Although my daughter-in-law can be effusively appreciative, she frequently scolds me or my husband. I have received emails that do not say, “Dear MIL, thank you for your help,” but only, “You left the garage door open and a raccoon could have turned over the garbage. You need to be more careful.” Once when we were 45 minutes late getting home with the children from a play group, I received an email chiding me for not being respectful of her parenting preferences. When we take the family on nice vacations (often to a location she has chosen), she complains that someplace else would have been better.

When I asked my son how I should respond to her criticism, he said she doesn’t intend to be mean, but she reacts/types without thinking. Of course, it is important to have a good relationship with her, we appreciate that we get to see our grandchildren often and we don’t want to put our son in the middle. Should we just ignore her critiques?

A. Mostly, yes.

You’ve covered the main reason: grandchild access, which is good for all of you. I get that it can feel like a hostage situation, but you do have the occasional “effusively appreciative” moments to hang onto as validation. And, of course, that priceless time with the kids.

Another reason to let her scoldings bounce off you: If she is as critical of your son and their kids as she is of you, then your son will need people outside his home whom he can count on to love him and his kids purely, and who can serve as touchstones for him; relationships with difficult or critical people can really bang up one’s sense of self. If you engage with his wife on these insults, which are more about her than they are about you, then you can’t be fully available to him as a safety zone.

Another possible reason: The criticisms you cite strike me as a little bizarre, as does her emailing them to you later instead of just saying as you arrive — “You’re 45 minutes late! Now they’re late for hula-hoop lessons!” Throw in the career, maybe — is it a brainy one? — and the fact that her criticisms aren’t tirades, but instead rather bloodless corrections — right? — and I wonder if this isn’t more about her poor grasp of social norms and cues than anything else.

Not that this would make her emails a bucket of giggles to open, but it might help you mentally quarantine them in a way that minimizes their effect.

Q. At what point do you drop a friend because you just can’t deal with her lifestyle choices?

A good friend from college married soon after graduation, and returned to her small hometown. Seven years ago, she learned that her husband had a mistress. Not “had an affair.” Had a mistress, of five years’ duration.

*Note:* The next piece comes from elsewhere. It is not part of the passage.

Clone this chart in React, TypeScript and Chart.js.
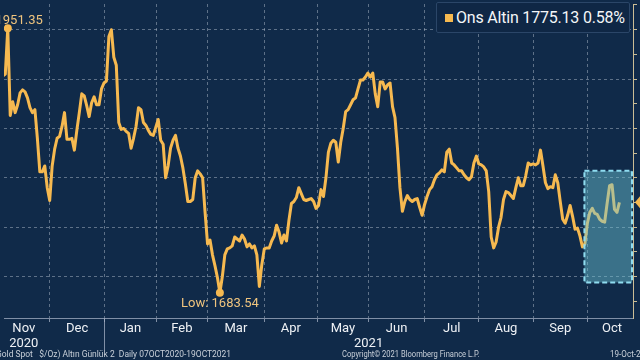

I went with her through the original shock and outrage, while she decided what to do. At this point, she is resigned to the situation. She indulges in occasional bouts of self-pity, but for the most part insists that “everything else in my life is pretty good,” so she’s not willing to abandon ship. When her husband recently went into the hospital, she and Mistress took turns caring for him.

When I think back to the beautiful, vivacious and ambitious friend I knew in college, I want to scream.

Sad to say, I have simply lost respect for her. I don’t want to do anything as dramatic as make this proclamation and cut her out of my life, but I am fed up with the situation. Any suggestions?

A. A funny thing happened as I was reading your letter. Your opening line nudged me toward “lifestyle choices” that involve recklessness or malice.

But no. If you’re right about her lost vivacity (and not just judging her)*, then her choices harm mainly her, with sadness.

So here’s my advice: Act with love for her, since it’s possible she can’t right now.

“When I think back to the beautiful, vivacious and ambitious friend I knew in college, I want to scream. I have some distance here, and can see how the past X years have affected you. Your light is going out. I don’t know how to respond anymore.” A good friend won’t “drop” someone without first trying the truth.

*Not all complicated marriages are spirit-snuffers. If you do judge her, then be honest about that, too.)